Yo conocí un dolor y una tristeza del único modo en el que realmente aprendemos algunas cosas, desde la carne. A mis sollozos le siguieron los estertores, y a los estertores esos gritos roncos de las bestias que no fueron creadas para el consuelo. Luego los golpes hasta romperme toda la piel de los nudillos y la de la frente contra los muros del pasillo. Y llorar hasta el jadeo, hasta ese punto en el que los mocos se mezclan con las lágrimas y la garganta se ahoga y no hay posición que aliviane el peso del yunque en el pecho.
La herida todavía era nueva y amenazaba con infectarse cuando escupiste sobre mis ojos ese resto de rencor que alimentó y alimentaba tu vientre. Toda esbelta, maquillada de un ultraje que jamás conociste y del que me hacías responsable, vomitaste sobre mi nombre y mi palabra la inexistente paciencia de la cual te hacías soberana indiscutible. No parpadeé siquiera. La procesión, la sorpresa, el asco y la lástima pasaron por dentro, en un escándalo de impotencia continua, como si el dolor de una vez personalizado, de una vez vuelto ente, se hubiese decidido a probar de qué estaban hechos mis tendones.

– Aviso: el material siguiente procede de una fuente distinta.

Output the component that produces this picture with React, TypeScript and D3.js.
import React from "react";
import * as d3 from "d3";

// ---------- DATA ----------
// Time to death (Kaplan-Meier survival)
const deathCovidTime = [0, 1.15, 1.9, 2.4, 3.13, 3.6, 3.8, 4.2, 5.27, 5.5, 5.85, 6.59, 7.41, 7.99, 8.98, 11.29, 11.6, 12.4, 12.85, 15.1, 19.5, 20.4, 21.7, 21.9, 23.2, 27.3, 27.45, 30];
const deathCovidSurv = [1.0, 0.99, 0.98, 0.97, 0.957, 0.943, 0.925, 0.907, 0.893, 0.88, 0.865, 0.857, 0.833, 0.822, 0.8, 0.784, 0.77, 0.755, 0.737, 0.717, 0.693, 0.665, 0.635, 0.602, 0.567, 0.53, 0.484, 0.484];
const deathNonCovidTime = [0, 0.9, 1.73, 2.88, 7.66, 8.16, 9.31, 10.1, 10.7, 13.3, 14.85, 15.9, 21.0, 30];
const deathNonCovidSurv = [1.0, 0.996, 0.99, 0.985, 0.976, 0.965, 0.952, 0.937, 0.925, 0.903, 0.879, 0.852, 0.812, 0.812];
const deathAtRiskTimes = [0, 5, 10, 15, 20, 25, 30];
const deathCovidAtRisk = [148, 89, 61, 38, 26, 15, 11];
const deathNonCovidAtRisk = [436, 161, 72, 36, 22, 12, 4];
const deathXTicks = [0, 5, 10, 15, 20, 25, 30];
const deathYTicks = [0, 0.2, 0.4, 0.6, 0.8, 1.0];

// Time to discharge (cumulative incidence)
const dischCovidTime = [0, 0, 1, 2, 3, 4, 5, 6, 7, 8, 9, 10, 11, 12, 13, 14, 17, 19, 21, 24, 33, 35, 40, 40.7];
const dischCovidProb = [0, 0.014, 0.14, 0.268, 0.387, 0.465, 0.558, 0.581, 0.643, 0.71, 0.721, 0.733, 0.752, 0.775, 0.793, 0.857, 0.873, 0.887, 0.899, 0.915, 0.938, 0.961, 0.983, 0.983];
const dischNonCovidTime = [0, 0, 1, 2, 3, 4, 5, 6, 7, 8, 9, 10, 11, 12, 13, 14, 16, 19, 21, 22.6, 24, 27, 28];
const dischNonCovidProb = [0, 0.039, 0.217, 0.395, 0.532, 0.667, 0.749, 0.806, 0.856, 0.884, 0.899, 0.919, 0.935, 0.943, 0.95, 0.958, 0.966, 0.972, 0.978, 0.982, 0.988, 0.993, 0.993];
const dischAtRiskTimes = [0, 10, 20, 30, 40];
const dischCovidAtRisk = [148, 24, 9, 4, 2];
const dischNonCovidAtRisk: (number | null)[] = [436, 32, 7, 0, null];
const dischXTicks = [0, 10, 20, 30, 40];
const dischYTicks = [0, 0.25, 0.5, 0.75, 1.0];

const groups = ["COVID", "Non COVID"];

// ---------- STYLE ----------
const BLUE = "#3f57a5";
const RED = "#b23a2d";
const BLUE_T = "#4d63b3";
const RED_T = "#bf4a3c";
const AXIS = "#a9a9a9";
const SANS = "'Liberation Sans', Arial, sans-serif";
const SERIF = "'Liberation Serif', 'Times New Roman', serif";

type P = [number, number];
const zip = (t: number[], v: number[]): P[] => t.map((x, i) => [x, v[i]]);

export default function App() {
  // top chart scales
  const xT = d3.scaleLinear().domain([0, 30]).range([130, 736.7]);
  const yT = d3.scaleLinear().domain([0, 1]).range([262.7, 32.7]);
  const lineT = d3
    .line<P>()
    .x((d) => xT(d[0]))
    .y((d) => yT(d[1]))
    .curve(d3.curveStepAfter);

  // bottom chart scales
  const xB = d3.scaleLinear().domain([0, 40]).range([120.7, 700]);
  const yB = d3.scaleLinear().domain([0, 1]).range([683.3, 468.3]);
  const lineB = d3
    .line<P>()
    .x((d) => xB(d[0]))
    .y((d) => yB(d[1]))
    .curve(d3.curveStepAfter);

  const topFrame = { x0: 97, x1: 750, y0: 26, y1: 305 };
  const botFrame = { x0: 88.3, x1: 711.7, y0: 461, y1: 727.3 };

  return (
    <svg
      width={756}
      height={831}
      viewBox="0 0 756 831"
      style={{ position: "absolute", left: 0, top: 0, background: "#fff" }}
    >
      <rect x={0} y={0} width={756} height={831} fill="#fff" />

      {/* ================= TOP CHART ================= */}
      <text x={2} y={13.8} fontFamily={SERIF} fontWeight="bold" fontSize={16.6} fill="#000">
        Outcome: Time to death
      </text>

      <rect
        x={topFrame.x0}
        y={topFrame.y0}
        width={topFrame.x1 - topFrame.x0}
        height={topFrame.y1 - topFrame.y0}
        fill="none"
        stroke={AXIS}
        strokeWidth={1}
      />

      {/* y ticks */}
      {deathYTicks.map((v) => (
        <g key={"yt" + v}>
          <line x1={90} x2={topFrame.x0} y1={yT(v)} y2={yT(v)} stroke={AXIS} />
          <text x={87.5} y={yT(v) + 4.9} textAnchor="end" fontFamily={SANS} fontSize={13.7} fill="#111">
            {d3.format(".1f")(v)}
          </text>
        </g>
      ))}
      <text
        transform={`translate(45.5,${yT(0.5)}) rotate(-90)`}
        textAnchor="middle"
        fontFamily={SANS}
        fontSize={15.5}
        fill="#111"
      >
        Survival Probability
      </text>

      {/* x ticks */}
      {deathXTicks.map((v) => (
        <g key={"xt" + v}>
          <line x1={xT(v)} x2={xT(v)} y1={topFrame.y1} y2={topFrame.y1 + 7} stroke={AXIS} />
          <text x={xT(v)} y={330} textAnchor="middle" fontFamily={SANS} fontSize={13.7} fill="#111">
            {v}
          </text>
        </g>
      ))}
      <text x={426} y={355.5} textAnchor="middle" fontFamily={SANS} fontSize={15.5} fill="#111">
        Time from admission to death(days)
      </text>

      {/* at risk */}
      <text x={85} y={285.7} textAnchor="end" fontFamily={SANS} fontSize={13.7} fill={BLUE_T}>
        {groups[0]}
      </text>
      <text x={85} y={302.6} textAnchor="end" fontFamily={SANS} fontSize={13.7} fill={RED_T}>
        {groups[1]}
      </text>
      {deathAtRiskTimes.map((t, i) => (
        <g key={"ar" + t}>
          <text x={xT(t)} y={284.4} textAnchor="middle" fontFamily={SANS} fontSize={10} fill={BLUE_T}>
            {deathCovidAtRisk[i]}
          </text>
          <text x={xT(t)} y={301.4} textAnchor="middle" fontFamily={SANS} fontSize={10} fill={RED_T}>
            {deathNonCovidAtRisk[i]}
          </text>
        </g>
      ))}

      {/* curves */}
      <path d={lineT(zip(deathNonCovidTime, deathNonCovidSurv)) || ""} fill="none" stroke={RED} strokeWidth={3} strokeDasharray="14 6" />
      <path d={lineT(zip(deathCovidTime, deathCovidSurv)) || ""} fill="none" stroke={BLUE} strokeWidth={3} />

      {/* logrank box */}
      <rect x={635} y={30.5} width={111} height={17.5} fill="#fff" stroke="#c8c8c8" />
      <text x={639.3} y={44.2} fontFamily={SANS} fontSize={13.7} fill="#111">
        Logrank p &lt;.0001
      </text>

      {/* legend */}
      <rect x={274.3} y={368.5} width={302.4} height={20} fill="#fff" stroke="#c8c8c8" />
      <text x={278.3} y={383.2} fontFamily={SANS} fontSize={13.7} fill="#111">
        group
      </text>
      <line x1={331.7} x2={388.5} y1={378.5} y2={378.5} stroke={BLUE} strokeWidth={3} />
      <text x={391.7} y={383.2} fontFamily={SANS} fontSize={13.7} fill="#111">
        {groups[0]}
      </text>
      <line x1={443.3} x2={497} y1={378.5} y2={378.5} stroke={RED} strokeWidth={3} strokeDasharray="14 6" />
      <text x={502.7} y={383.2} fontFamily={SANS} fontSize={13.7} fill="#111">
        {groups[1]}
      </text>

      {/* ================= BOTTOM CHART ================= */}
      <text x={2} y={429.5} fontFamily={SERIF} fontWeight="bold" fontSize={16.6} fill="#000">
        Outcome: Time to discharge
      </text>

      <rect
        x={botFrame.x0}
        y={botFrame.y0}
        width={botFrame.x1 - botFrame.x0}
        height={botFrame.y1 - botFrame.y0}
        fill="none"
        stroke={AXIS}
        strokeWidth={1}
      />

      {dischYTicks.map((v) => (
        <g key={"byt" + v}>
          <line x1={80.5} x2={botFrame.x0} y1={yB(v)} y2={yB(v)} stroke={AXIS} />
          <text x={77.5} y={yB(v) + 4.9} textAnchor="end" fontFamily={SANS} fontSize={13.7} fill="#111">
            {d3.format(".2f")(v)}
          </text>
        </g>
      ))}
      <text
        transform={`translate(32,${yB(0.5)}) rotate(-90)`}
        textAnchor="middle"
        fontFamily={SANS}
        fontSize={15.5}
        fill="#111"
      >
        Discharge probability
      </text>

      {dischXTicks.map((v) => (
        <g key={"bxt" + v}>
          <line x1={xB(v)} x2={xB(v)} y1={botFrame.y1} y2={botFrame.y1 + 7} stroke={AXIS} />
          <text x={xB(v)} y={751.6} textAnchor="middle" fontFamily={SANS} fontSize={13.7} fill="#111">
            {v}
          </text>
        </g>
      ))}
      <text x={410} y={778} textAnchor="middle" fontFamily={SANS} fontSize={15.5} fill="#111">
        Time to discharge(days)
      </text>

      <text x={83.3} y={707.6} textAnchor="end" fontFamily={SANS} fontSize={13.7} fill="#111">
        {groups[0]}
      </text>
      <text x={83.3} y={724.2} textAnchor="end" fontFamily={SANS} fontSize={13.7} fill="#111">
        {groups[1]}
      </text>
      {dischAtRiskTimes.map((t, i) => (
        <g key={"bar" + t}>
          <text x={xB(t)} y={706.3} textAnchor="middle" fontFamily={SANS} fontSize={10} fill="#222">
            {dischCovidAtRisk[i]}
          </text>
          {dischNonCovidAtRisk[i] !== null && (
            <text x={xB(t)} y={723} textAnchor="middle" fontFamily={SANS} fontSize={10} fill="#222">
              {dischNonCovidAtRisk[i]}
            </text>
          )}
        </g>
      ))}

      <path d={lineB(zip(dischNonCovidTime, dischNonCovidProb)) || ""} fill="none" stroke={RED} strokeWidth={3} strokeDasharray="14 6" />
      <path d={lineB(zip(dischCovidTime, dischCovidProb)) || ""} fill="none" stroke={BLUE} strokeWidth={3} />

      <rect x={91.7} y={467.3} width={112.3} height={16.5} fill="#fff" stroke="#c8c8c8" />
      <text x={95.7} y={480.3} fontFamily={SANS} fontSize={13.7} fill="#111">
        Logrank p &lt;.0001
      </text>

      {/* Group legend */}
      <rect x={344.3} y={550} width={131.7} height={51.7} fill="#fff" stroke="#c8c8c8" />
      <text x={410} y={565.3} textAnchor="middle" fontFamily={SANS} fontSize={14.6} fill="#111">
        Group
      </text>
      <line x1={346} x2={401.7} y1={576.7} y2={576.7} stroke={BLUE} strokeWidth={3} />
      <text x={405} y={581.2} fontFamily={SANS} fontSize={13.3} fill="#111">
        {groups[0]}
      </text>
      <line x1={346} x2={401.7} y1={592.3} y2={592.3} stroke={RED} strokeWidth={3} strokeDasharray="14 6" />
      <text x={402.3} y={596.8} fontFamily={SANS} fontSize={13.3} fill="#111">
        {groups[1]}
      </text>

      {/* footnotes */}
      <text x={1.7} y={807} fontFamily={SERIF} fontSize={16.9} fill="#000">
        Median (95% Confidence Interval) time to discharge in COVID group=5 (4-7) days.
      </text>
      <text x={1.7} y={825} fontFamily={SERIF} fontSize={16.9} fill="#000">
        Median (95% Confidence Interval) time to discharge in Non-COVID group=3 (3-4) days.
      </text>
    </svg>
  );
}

Pudiendo —y quizás debiendo— haber levantado la mano, me abstuve de hacerlo. Mi política, ya desde décadas atrás, ha sido siempre la de no intervención. Todos tienen, como te lo he marcado, como te ha dolido muchísimo que te lo marque, el sagrado derecho de decidir ser infeliz. Echarme en cara mis errores una y otra vez —una y otra vez—, no te hará feliz, ni tapará tus falencias. Creer que sólo yo soy el culpable sí te seguirá haciendo infeliz –si fuese así todo sería sencillo–. Por mi parte, ¿seré de nuevo un lanzallamas?